Are you still convinced that the eurozone is going to “crash against the rocks”?

The only thing that stopped the eurozone from dying was the nearly €8 trillion that the ECB printed and passed on to the financial sector since 2009. The result was, first, asset price inflation that benefitted only the rich and, after the pandemic and Ukraine, huge price inflation that again only benefitted the rich, while causing a huge cost-of-living, with added poverty, crisis across the eurozone. Now, the ECB is in a terrible dilemma: Push interest rates further up, and risk crushing Italy, banks and corporations? Or not increase interest rates and watch inflation run away from them? Clearly, they will try to buy time by pushing interest rates up while also printing money for the banks and the corporations. Meanwhile, as a result of these insane and misanthropic policies followed by the eurozone since 2010, Europe is falling behind America and China on every technological front that matters: AI, sophisticated batteries, microchips, renewable energy etc. So, the price we paid for Draghi’s “whatever it takes to save the euro”, in conjunction with universal austerity, is a continent full of poorer Europeans that is falling behind the rest of the world economically, technologically and, yes, geostrategically – with the added misery of growing discontent that feeds into varieties of neofascism.

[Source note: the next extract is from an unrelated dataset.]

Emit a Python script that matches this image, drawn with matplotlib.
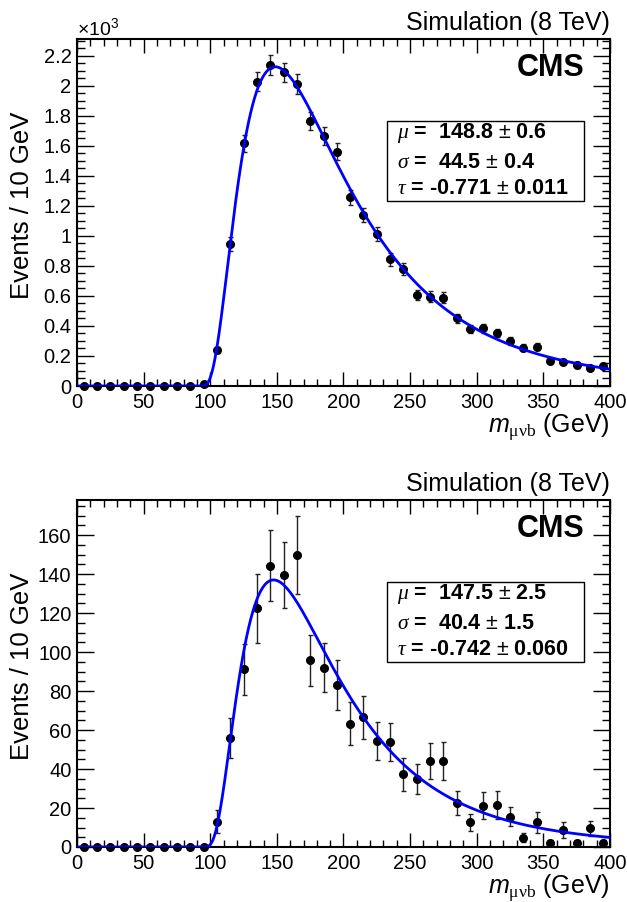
import numpy as np
import matplotlib
matplotlib.use("Agg")
import matplotlib.pyplot as plt
from matplotlib.ticker import MultipleLocator, FixedLocator, FixedFormatter
from matplotlib.patches import Rectangle

plt.rcParams['font.family'] = ['Liberation Sans', 'DejaVu Sans']
plt.rcParams['mathtext.fontset'] = 'custom'
plt.rcParams['mathtext.rm'] = 'Liberation Sans'
plt.rcParams['mathtext.it'] = 'Liberation Sans:italic'
plt.rcParams['mathtext.bf'] = 'Liberation Sans:bold'
plt.rcParams['mathtext.cal'] = 'Liberation Serif:italic'
plt.rcParams['mathtext.sf'] = 'Liberation Serif'

# ---------------- data ----------------
bin_centers = [5, 15, 25, 35, 45, 55, 65, 75, 85, 95,
               105, 115, 125, 135, 145, 155, 165, 175, 185, 195,
               205, 215, 225, 235, 245, 255, 265, 275, 285, 295,
               305, 315, 325, 335, 345, 355, 365, 375, 385, 395]

top_counts = [0, 0, 0, 0, 0, 0, 0, 0, 0, 10,
              240, 944, 1616, 2027, 2138, 2087, 2011, 1765, 1665, 1560,
              1257, 1139, 1010, 844, 781, 606, 595, 588, 451, 378,
              384, 351, 300, 255, 262, 166, 162, 140, 122, 135]
top_errors = [0, 0, 0, 0, 0, 0, 0, 0, 0, 4,
              22, 45, 58, 65, 67, 66, 65, 61, 59, 57,
              51, 49, 46, 42, 40, 36, 35, 35, 31, 28,
              28, 27, 25, 23, 23, 19, 18, 17, 16, 17]

bottom_counts = [0, 0, 0, 0, 0, 0, 0, 0, 0, 0,
                 13.0, 55.7, 91.1, 122.4, 144.3, 139.5, 149.7, 95.8, 92.0, 83.2,
                 63.2, 66.5, 54.5, 53.7, 37.3, 34.9, 44.3, 44.1, 22.7, 12.7,
                 21.2, 21.5, 15.6, 4.8, 12.7, 1.9, 8.7, 1.9, 9.6, 2.2]
bottom_errors = [0, 0, 0, 0, 0, 0, 0, 0, 0, 0,
                 6.0, 10.3, 12.9, 17.8, 18.1, 16.7, 20.0, 13.0, 12.6, 12.7,
                 11.1, 11.1, 9.8, 9.8, 8.4, 7.9, 9.2, 9.6, 6.2, 4.3,
                 6.9, 7.3, 5.0, 2.4, 5.3, 1.5, 4.0, 1.5, 3.9, 1.5]

# fit results (Novosibirsk) shown in the legend boxes
top_mu, top_mu_err = 148.8, 0.6
top_sigma, top_sigma_err = 44.5, 0.4
top_tau, top_tau_err = -0.771, 0.011
top_peak = 2125

bottom_mu, bottom_mu_err = 147.5, 2.5
bottom_sigma, bottom_sigma_err = 40.4, 1.5
bottom_tau, bottom_tau_err = -0.742, 0.060
bottom_peak = 137

top_yticks = [0, 200, 400, 600, 800, 1000, 1200, 1400, 1600, 1800, 2000, 2200]
top_yticklabels = ["0", "0.2", "0.4", "0.6", "0.8", "1", "1.2", "1.4", "1.6", "1.8", "2", "2.2"]
bottom_yticks = [0, 20, 40, 60, 80, 100, 120, 140, 160]
bottom_yticklabels = ["0", "20", "40", "60", "80", "100", "120", "140", "160"]
xticks = [0, 50, 100, 150, 200, 250, 300, 350, 400]


def novosibirsk(x, peak, width, tail):
    xi = 2.0 * np.sqrt(np.log(4.0))
    arg = 1.0 - (x - peak) * tail / width
    out = np.zeros_like(x)
    ok = arg > 1e-7
    lg = np.log(arg[ok])
    w0 = (2.0 / xi) * np.arcsinh(tail * xi * 0.5)
    w02 = w0 * w0
    out[ok] = np.exp(-0.5 / w02 * lg * lg - 0.5 * w02)
    return out


fig = plt.figure(figsize=(6.27, 9.02), dpi=100)
ax_top = fig.add_axes([77 / 627, 1 - 386 / 902, 533 / 627, 347 / 902])
ax_bot = fig.add_axes([77 / 627, 1 - 847 / 902, 533 / 627, 347 / 902])

panels = [
    (ax_top, top_counts, top_errors, (top_mu, top_sigma, top_tau, top_peak),
     (top_mu_err, top_sigma_err, top_tau_err), 2310, top_yticks, top_yticklabels, 50),
    (ax_bot, bottom_counts, bottom_errors, (bottom_mu, bottom_sigma, bottom_tau, bottom_peak),
     (bottom_mu_err, bottom_sigma_err, bottom_tau_err), 178, bottom_yticks, bottom_yticklabels, 5),
]

xf = np.linspace(0, 400, 1601)

for ax, counts, errs, (mu, sg, tau, pk), (mue, sge, taue), ymax, yt, ytl, yminor in panels:
    ax.errorbar(bin_centers, counts, yerr=errs, fmt='o', color='black', ms=5.5,
                ecolor='#222222', elinewidth=1.0, capsize=1.8, capthick=1.0,
                clip_on=False, zorder=3)
    f = novosibirsk(xf, mu, sg, tau)
    ax.plot(xf, f / f.max() * pk, color='#0000ff', lw=2.0, zorder=4)

    ax.set_xlim(0, 400)
    ax.set_ylim(0, ymax)
    ax.xaxis.set_major_locator(FixedLocator(xticks))
    ax.xaxis.set_minor_locator(MultipleLocator(10))
    ax.yaxis.set_major_locator(FixedLocator(yt))
    ax.yaxis.set_major_formatter(FixedFormatter(ytl))
    ax.yaxis.set_minor_locator(MultipleLocator(yminor))
    ax.tick_params(which='both', direction='in', top=True, right=True, labelsize=14.5,
                   width=1.0)
    ax.tick_params(axis='x', which='major', length=10, pad=5)
    ax.tick_params(axis='x', which='minor', length=5)
    ax.tick_params(axis='y', which='major', length=12, pad=4)
    ax.tick_params(axis='y', which='minor', length=6)
    for s in ax.spines.values():
        s.set_linewidth(1.5)

    ax.set_ylabel("Events / 10 GeV", fontsize=18.5, va='center')
    ax.yaxis.set_label_coords(-0.103, 0.52)
    ax.set_xlabel(r"$m_{\mathsf{\mu\nu b}}$ (GeV)", fontsize=18,
                  va='center', ha='right')
    ax.xaxis.set_label_coords(1.0, -0.12)

    ax.text(1.0, 1.027, "Simulation (8 TeV)", transform=ax.transAxes, ha='right',
            va='baseline', fontsize=18)
    ax.text(0.953, 0.917, "CMS", transform=ax.transAxes, ha='right', va='center',
            fontsize=22, fontweight='bold')

    ax.add_patch(Rectangle((0.582, 0.533), 0.369, 0.232, transform=ax.transAxes,
                           fill=True, facecolor='white', edgecolor='black', lw=1.0,
                           zorder=5))
    lines = [
        (r"$\mathcal{\mu}$ =  %.1f $\pm$ %.1f" % (mu, mue), 0.730),
        (r"$\mathcal{\sigma}$ =  %.1f $\pm$ %.1f" % (sg, sge), 0.645),
        (r"$\mathcal{\tau}$ = %.3f $\pm$ %.3f" % (tau, taue), 0.570),
    ]
    for txt, yy in lines:
        ax.text(0.600, yy, txt, transform=ax.transAxes, ha='left', va='center',
                fontsize=15.5, fontweight='bold', zorder=6)

ax_top.text(0.0, 1.012, r"$\times\mathregular{10^{3}}$", transform=ax_top.transAxes,
            ha='left', va='baseline', fontsize=14)

fig.savefig("out.png", dpi=100)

The left is in crisis in many European countries. What is changing in Europe?

As in the 1930s, the left’s failure is giving rise to a new form of disguised fascism that is having a revival across a Europe which has lost to the United States any degree of sovereignty it once aspired to; especially after the war in Ukraine.

Next year there is a vote in the European elections. What do you think is the proposal to work around, to build a credible alternative?

I still believe that the European Green New Deal that our movement, DiEM25, presented to Europeans just before the 2019 European Parliament elections, is the only agenda that can do the trick of putting Europe back on the road toward sustainability, poverty-reduction and technological progress. Unfortunately, there is no paneuropean alliance of political parties to put it to Europe’s voters. DiEM25 will try again, of course, but I doubt that we will have a better chance to be heard in 2024 than we had in 2019.

You are a close friend of Elly Schlein. She said “the PD has done so much damage in Italy.” Now, with Schlein, is the center-left becoming left again?

I send my love, solidarity and wishes to Elly. I fear that her worst enemies are within the PD. Her success will depend on dealing with them, before she can take on Meloni.

How do you judge Giorgia Meloni’s government? In terms of economics (she, for example, agrees with you on the EU’s fiscal compact), and in terms of rights and ideology? Is the legacy of Fratelli d’Italia scary, in your opinion, compared to the historical Italian far right? Are neo-fascist sympathies scary, or are they outdated categories?

So far, Meloni has been to the Italian far right what Tsipras was to the Greek radical left: a Prime Minister who followed to the letter the commands of Brussels, Frankfurt and Washington while trying to pay lip service to the ideological principles of her party. That her party’s ideological origins, rooted in midwar fascism, are scary, there is little doubt.

Over the years, have you forgiven Angela Merkel anything, or is your judgment always the same?

I have always been nuanced, careful and fair in my criticism of Angela Merkel. My greatest criticism, which has been confirmed by events since her retirement, was that she wasted the huge political capital that she so carefully and skilfully built up over the years. She was the only European politician who, between 2009 and 2012, had the political capital to unite Europe, to set the process in motion for the EU’s real political union. Instead of doing that, she frittered her political capital away in one attempt after the other to prevent Europe’s political unification – the result being the sorry state of Germany today within an EU that the rest of the world (the US and China in particular) looks at as a sad irrelevance.